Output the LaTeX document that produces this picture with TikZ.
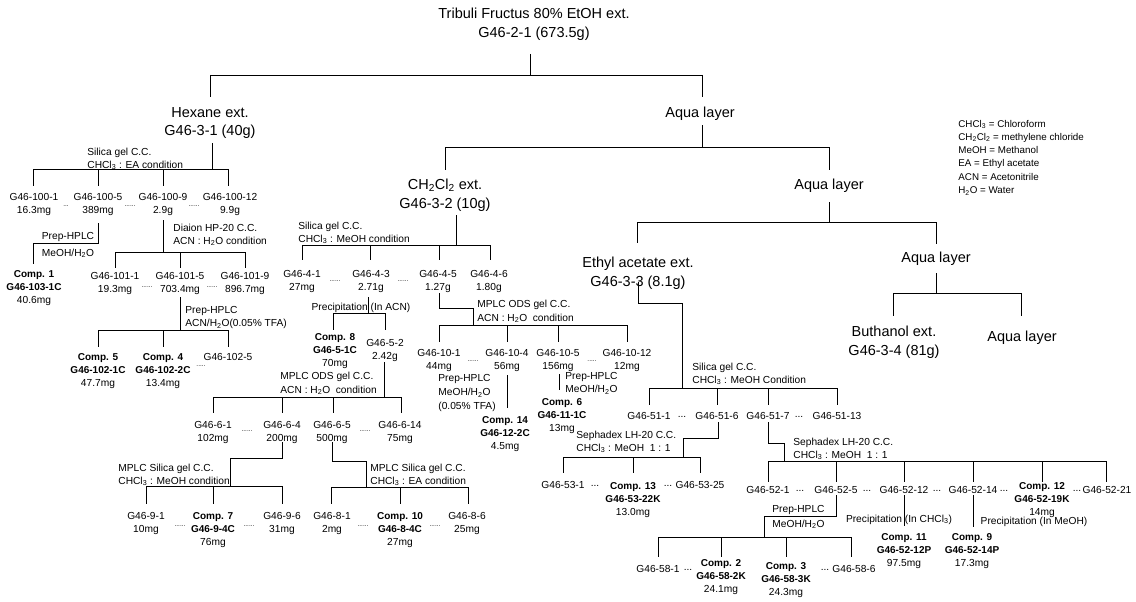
\documentclass[tikz,border=0pt]{standalone}
\usepackage{fontspec}
\setmainfont{Liberation Sans}
\newcommand\bigsz{\fontsize{14.5}{18.5}\selectfont}
\newcommand\smsz{\fontsize{10.2}{13}\selectfont}
\newcommand\legsz{\fontsize{9.8}{13.3}\selectfont}
\newcommand\dotsz{\fontsize{6.5}{6.5}\selectfont}
\newcommand\cmpd[3]{{\fontsize{10}{13}\selectfont\bfseries #1}\\{\fontsize{10}{13}\selectfont\bfseries #2}\\#3}
\newcommand\sub[1]{\textsubscript{#1}}
\begin{document}
\begin{tikzpicture}[x=1pt,y=-1pt,line width=0.8pt,
  big/.style={font=\bigsz,align=center,inner sep=0pt,anchor=north,yshift=5.2pt},
  sm/.style={font=\smsz,align=center,inner sep=0pt,anchor=north,yshift=3.65pt},
  cond/.style={font=\smsz,align=left,inner sep=0pt,anchor=north west,yshift=3.65pt},
  leg/.style={font=\legsz,align=left,inner sep=0pt,anchor=north west,yshift=3.5pt},
  dt/.style={font=\dotsz,inner sep=0pt},
  el/.style={font=\smsz,inner sep=0pt}]
\useasboundingbox (0,0) rectangle (1136,602);

% ---------- big nodes
\node[big] (root) at (534,13) {Tribuli Fructus 80\% EtOH ext.\\G46-2-1 (673.5g)};
\node[big] (hex) at (210,112) {Hexane ext.\\G46-3-1 (40g)};
\node[big] (aq1) at (700,112) {Aqua layer};
\node[big] (ch) at (445,184) {CH\sub{2}Cl\sub{2} ext.\\G46-3-2 (10g)};
\node[big] (aq2) at (829,184) {Aqua layer};
\node[big] (ea) at (638,262) {Ethyl acetate ext.\\G46-3-3 (8.1g)};
\node[big] (aq3) at (936,257) {Aqua layer};
\node[big] (bu) at (894,331) {Buthanol ext.\\G46-3-4 (81g)};
\node[big] (aq4) at (1022,336) {Aqua layer};

% ---------- legend
\node[leg] (legend) at (958,123) {CHCl\sub{3} = Chloroform\\CH\sub{2}Cl\sub{2} = methylene chloride\\MeOH = Methanol\\EA = Ethyl acetate\\ACN = Acetonitrile\\H\sub{2}O = Water};

% ---------- top connectors
\draw (530,54) -- (530,75);
\draw (210,75) -- (702,75);
\draw (210,75) -- (210,97);
\draw (702,75) -- (702,97);
\draw (702,125) -- (702,147);
\draw (445,147) -- (829,147);
\draw (445,147) -- (445,170);
\draw (829,147) -- (829,170);
\draw (829,202) -- (829,222);
\draw (637,222) -- (936,222);
\draw (637,222) -- (637,243);
\draw (936,222) -- (936,244);
\draw (936,273) -- (936,293);
\draw (893,293) -- (1021,293);
\draw (893,293) -- (893,316);
\draw (1021,293) -- (1021,316);

% ================= Hexane branch
\draw (212,143) -- (212,169);
\draw (33,169) -- (228,169);
\foreach \x in {33,98,163,228} \draw (\x,169) -- (\x,186);
\node[cond] (c100) at (87,151) {Silica gel C.C.\\CHCl\sub{3} : EA condition};
\node[sm] (n1001) at (34,197) {G46-100-1\\16.3mg};
\node[sm] (n1005) at (98,197) {G46-100-5\\389mg};
\node[sm] (n1009) at (163,197) {G46-100-9\\2.9g};
\node[sm] (n10012) at (230,197) {G46-100-12\\9.9g};
\node[dt] (d1) at (66,206) {...};
\node[dt] (d2) at (130,206) {......};
\node[dt] (d3) at (194,206) {......};

\draw (98,223) -- (98,243) -- (33,243) -- (33,264);
\node[sm] (c103) at (68,236) {Prep-HPLC};
\node[sm] (c103b) at (68,252) {MeOH/H\sub{2}O};
\node[sm] (comp1) at (34,274) {\cmpd{Comp. 1}{G46-103-1C}{40.6mg}};

\draw (163,220) -- (163,252);
\draw (115,252) -- (245,252);
\foreach \x in {115,180,245} \draw (\x,252) -- (\x,268);
\node[cond] (c101) at (173,227) {Diaion HP-20 C.C.\\ACN : H\sub{2}O condition};
\node[sm] (n1011) at (115,276) {G46-101-1\\19.3mg};
\node[sm] (n1015) at (180,276) {G46-101-5\\703.4mg};
\node[sm] (n1019) at (245,276) {G46-101-9\\896.7mg};
\node[dt] (d4) at (147,287) {......};
\node[dt] (d5) at (212,287) {......};

\draw (180,297) -- (180,330);
\draw (98,330) -- (228,330);
\foreach \x in {98,163,228} \draw (\x,330) -- (\x,347);
\node[cond] (c102) at (185,310) {Prep-HPLC\\ACN/H\sub{2}O(0.05\% TFA)};
\node[sm] (comp5) at (98,357) {\cmpd{Comp. 5}{G46-102-1C}{47.7mg}};
\node[sm] (comp4) at (163,357) {\cmpd{Comp. 4}{G46-102-2C}{13.4mg}};
\node[sm] (n1025) at (228,357) {G46-102-5};
\node[dt] (d6) at (201,366) {.....};

% ================= CH2Cl2 branch
\draw (456,215) -- (456,245);
\draw (302,245) -- (490,245);
\foreach \x in {302,370,439,490} \draw (\x,245) -- (\x,260);
\node[cond] (c4) at (298,225) {Silica gel C.C.\\CHCl\sub{3} : MeOH condition};
\node[sm] (n41) at (302,274) {G46-4-1\\27mg};
\node[sm] (n43) at (371,274) {G46-4-3\\2.71g};
\node[sm] (n45) at (438,274) {G46-4-5\\1.27g};
\node[sm] (n46) at (489,274) {G46-4-6\\1.80g};
\node[dt] (d7) at (335,281) {......};
\node[dt] (d8) at (403,281) {......};

\draw (368,297) -- (368,313);
\draw (333,313) -- (385,313);
\draw (333,313) -- (333,330);
\draw (385,313) -- (385,330);
\node[sm] (c5) at (361,306) {Precipitation (In ACN)};
\node[sm] (comp8) at (335,337) {\cmpd{Comp. 8}{G46-5-1C}{70mg}};
\node[sm] (n52) at (385,343) {G46-5-2\\2.42g};

\draw (384,362) -- (384,397);
\draw (213,397) -- (401,397);
\foreach \x in {213,282,333,401} \draw (\x,397) -- (\x,413);
\node[cond,font=\fontsize{10.2}{14}\selectfont] (c6) at (280,375) {MPLC ODS gel C.C.\\ACN : H\sub{2}O\ \ condition};
\node[sm] (n61) at (213,425) {G46-6-1\\102mg};
\node[sm] (n64) at (282,425) {G46-6-4\\200mg};
\node[sm] (n65) at (332,425) {G46-6-5\\500mg};
\node[sm] (n614) at (400,425) {G46-6-14\\75mg};
\node[dt] (d9) at (247,431) {......};
\node[dt] (d10) at (365,431) {......};

\draw (282,442) -- (282,458) -- (230,458) -- (230,486);
\draw (146,486) -- (282,486);
\foreach \x in {146,213,282} \draw (\x,486) -- (\x,504);
\node[cond] (c9) at (118,467) {MPLC Silica gel C.C.\\CHCl\sub{3} : MeOH condition};
\node[sm] (n91) at (146,516) {G46-9-1\\10mg};
\node[sm] (comp7) at (213,516) {\cmpd{Comp. 7}{G46-9-4C}{76mg}};
\node[sm] (n96) at (282,516) {G46-9-6\\31mg};
\node[dt] (d11) at (180,526) {......};
\node[dt] (d12) at (249,526) {......};

\draw (332,442) -- (332,461) -- (366,461) -- (366,487);
\draw (331,487) -- (468,487);
\foreach \x in {331,400,468} \draw (\x,487) -- (\x,504);
\node[cond] (c8) at (370,467) {MPLC Silica gel C.C.\\CHCl\sub{3} : EA condition};
\node[sm] (n81) at (332,516) {G46-8-1\\2mg};
\node[sm] (comp10) at (400,516) {\cmpd{Comp. 10}{G46-8-4C}{27mg}};
\node[sm] (n86) at (467,516) {G46-8-6\\25mg};
\node[dt] (d13) at (363,526) {......};
\node[dt] (d14) at (435,526) {......};

\draw (439,293) -- (439,308) -- (473,308) -- (473,325);
\draw (439,325) -- (627,325);
\foreach \x in {439,507,558,627} \draw (\x,325) -- (\x,342);
\node[cond,font=\fontsize{10.2}{14}\selectfont] (c10) at (477,303) {MPLC ODS gel C.C.\\ACN : H\sub{2}O\ \ condition};
\node[sm] (n101) at (439,353) {G46-10-1\\44mg};
\node[sm] (n104) at (507,353) {G46-10-4\\56mg};
\node[sm] (n105) at (558,353) {G46-10-5\\156mg};
\node[sm] (n1012) at (627,353) {G46-10-12\\12mg};
\node[dt] (d15) at (473,361) {......};
\node[dt] (d16) at (592,361) {.....};

\draw (507,375) -- (507,408);
\node[cond,font=\fontsize{10.2}{14}\selectfont] (c12) at (438,378) {Prep-HPLC\\MeOH/H\sub{2}O\\(0.05\% TFA)};
\node[sm] (comp14) at (505,420) {\cmpd{Comp. 14}{G46-12-2C}{4.5mg}};
\draw (559,374) -- (559,390);
\node[cond] (c11) at (565,376) {Prep-HPLC\\MeOH/H\sub{2}O};
\node[sm] (comp6) at (562,402) {\cmpd{Comp. 6}{G46-11-1C}{13mg}};

% ================= Ethyl acetate branch
\draw (638,282) -- (638,303) -- (682,303) -- (682,388);
\draw (649,388) -- (837,388);
\foreach \x in {649,717,768,837} \draw (\x,388) -- (\x,405);
\node[cond] (c51) at (692,366) {Silica gel C.C.\\CHCl\sub{3} : MeOH Condition};
\node[sm] (n511) at (649,416) {G46-51-1};
\node[el] (e1) at (682,417) {...};
\node[sm] (n516) at (717,416) {G46-51-6};
\node[sm] (n517) at (768,416) {G46-51-7};
\node[el] (e2) at (799,417) {...};
\node[sm] (n5113) at (837,416) {G46-51-13};

\draw (718,422) -- (718,438) -- (683,438) -- (683,457);
\draw (563,457) -- (700,457);
\foreach \x in {563,633,700} \draw (\x,457) -- (\x,473);
\node[cond] (c53) at (576,434) {Sephadex LH-20 C.C.\\CHCl\sub{3} : MeOH\ \ 1 : 1};
\node[sm] (n531) at (563,485) {G46-53-1};
\node[el] (e3) at (595,486) {...};
\node[sm] (comp13) at (633,486) {\cmpd{Comp. 13}{G46-53-22K}{13.0mg}};
\node[el] (e4) at (668,486) {...};
\node[sm] (n5325) at (700,485) {G46-53-25};

\draw (768,422) -- (768,443) -- (784,443) -- (784,461);
\draw (768,461) -- (1106,461);
\foreach \x in {768,836,904,973,1042,1106} \draw (\x,461) -- (\x,482);
\node[cond] (c52) at (793,441) {Sephadex LH-20 C.C.\\CHCl\sub{3} : MeOH\ \ 1 : 1};
\node[sm] (n521) at (768,490) {G46-52-1};
\node[el] (e5) at (800,491) {...};
\node[sm] (n525) at (836,490) {G46-52-5};
\node[el] (e6) at (867,491) {...};
\node[sm] (n5212) at (904,490) {G46-52-12};
\node[el] (e7) at (937,491) {...};
\node[sm] (n5214) at (973,490) {G46-52-14};
\node[el] (e8) at (1004,491) {...};
\node[sm] (comp12) at (1042,486) {\cmpd{Comp. 12}{G46-52-19K}{14mg}};
\node[el] (e9) at (1077,491) {...};
\node[sm] (n5221) at (1107,490) {G46-52-21};

\draw (836,495) -- (836,516) -- (764,516) -- (764,537);
\draw (658,537) -- (851,537);
\foreach \x in {658,721,786,851} \draw (\x,537) -- (\x,557);
\node[cond] (c58) at (772,509) {Prep-HPLC};
\node[cond] (c58b) at (772,523) {MeOH/H\sub{2}O};
\node[sm] (n581) at (658,569) {G46-58-1};
\node[el] (e10) at (688,570) {...};
\node[sm] (comp2) at (721,563) {\cmpd{Comp. 2}{G46-58-2K}{24.1mg}};
\node[sm] (comp3) at (786,566) {\cmpd{Comp. 3}{G46-58-3K}{24.3mg}};
\node[el] (e11) at (825,570) {...};
\node[sm] (n586) at (854,569) {G46-58-6};

\draw (904,495) -- (904,526);
\node[sm] (c5212) at (899,518) {Precipitation (In CHCl\sub{3})};
\node[sm] (comp11) at (904,537) {\cmpd{Comp. 11}{G46-52-12P}{97.5mg}};
\draw (973,495) -- (973,527);
\node[sm] (c5214) at (1034,520) {Precipitation (In MeOH)};
\node[sm] (comp9) at (972,537) {\cmpd{Comp. 9}{G46-52-14P}{17.3mg}};
\end{tikzpicture}
\end{document}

» **Exercise goal**
Starting at the top of the listing above, reproduce each line up to and including the one with "(aq4) at (1022,336)"; omit the pictures.

» **Full answer**
Output the LaTeX document that produces this picture with TikZ.
\documentclass[tikz,border=0pt]{standalone}
\usepackage{fontspec}
\setmainfont{Liberation Sans}
\newcommand\bigsz{\fontsize{14.5}{18.5}\selectfont}
\newcommand\smsz{\fontsize{10.2}{13}\selectfont}
\newcommand\legsz{\fontsize{9.8}{13.3}\selectfont}
\newcommand\dotsz{\fontsize{6.5}{6.5}\selectfont}
\newcommand\cmpd[3]{{\fontsize{10}{13}\selectfont\bfseries #1}\\{\fontsize{10}{13}\selectfont\bfseries #2}\\#3}
\newcommand\sub[1]{\textsubscript{#1}}
\begin{document}
\begin{tikzpicture}[x=1pt,y=-1pt,line width=0.8pt,
  big/.style={font=\bigsz,align=center,inner sep=0pt,anchor=north,yshift=5.2pt},
  sm/.style={font=\smsz,align=center,inner sep=0pt,anchor=north,yshift=3.65pt},
  cond/.style={font=\smsz,align=left,inner sep=0pt,anchor=north west,yshift=3.65pt},
  leg/.style={font=\legsz,align=left,inner sep=0pt,anchor=north west,yshift=3.5pt},
  dt/.style={font=\dotsz,inner sep=0pt},
  el/.style={font=\smsz,inner sep=0pt}]
\useasboundingbox (0,0) rectangle (1136,602);

% ---------- big nodes
\node[big] (root) at (534,13) {Tribuli Fructus 80\% EtOH ext.\\G46-2-1 (673.5g)};
\node[big] (hex) at (210,112) {Hexane ext.\\G46-3-1 (40g)};
\node[big] (aq1) at (700,112) {Aqua layer};
\node[big] (ch) at (445,184) {CH\sub{2}Cl\sub{2} ext.\\G46-3-2 (10g)};
\node[big] (aq2) at (829,184) {Aqua layer};
\node[big] (ea) at (638,262) {Ethyl acetate ext.\\G46-3-3 (8.1g)};
\node[big] (aq3) at (936,257) {Aqua layer};
\node[big] (bu) at (894,331) {Buthanol ext.\\G46-3-4 (81g)};
\node[big] (aq4) at (1022,336) {Aqua layer};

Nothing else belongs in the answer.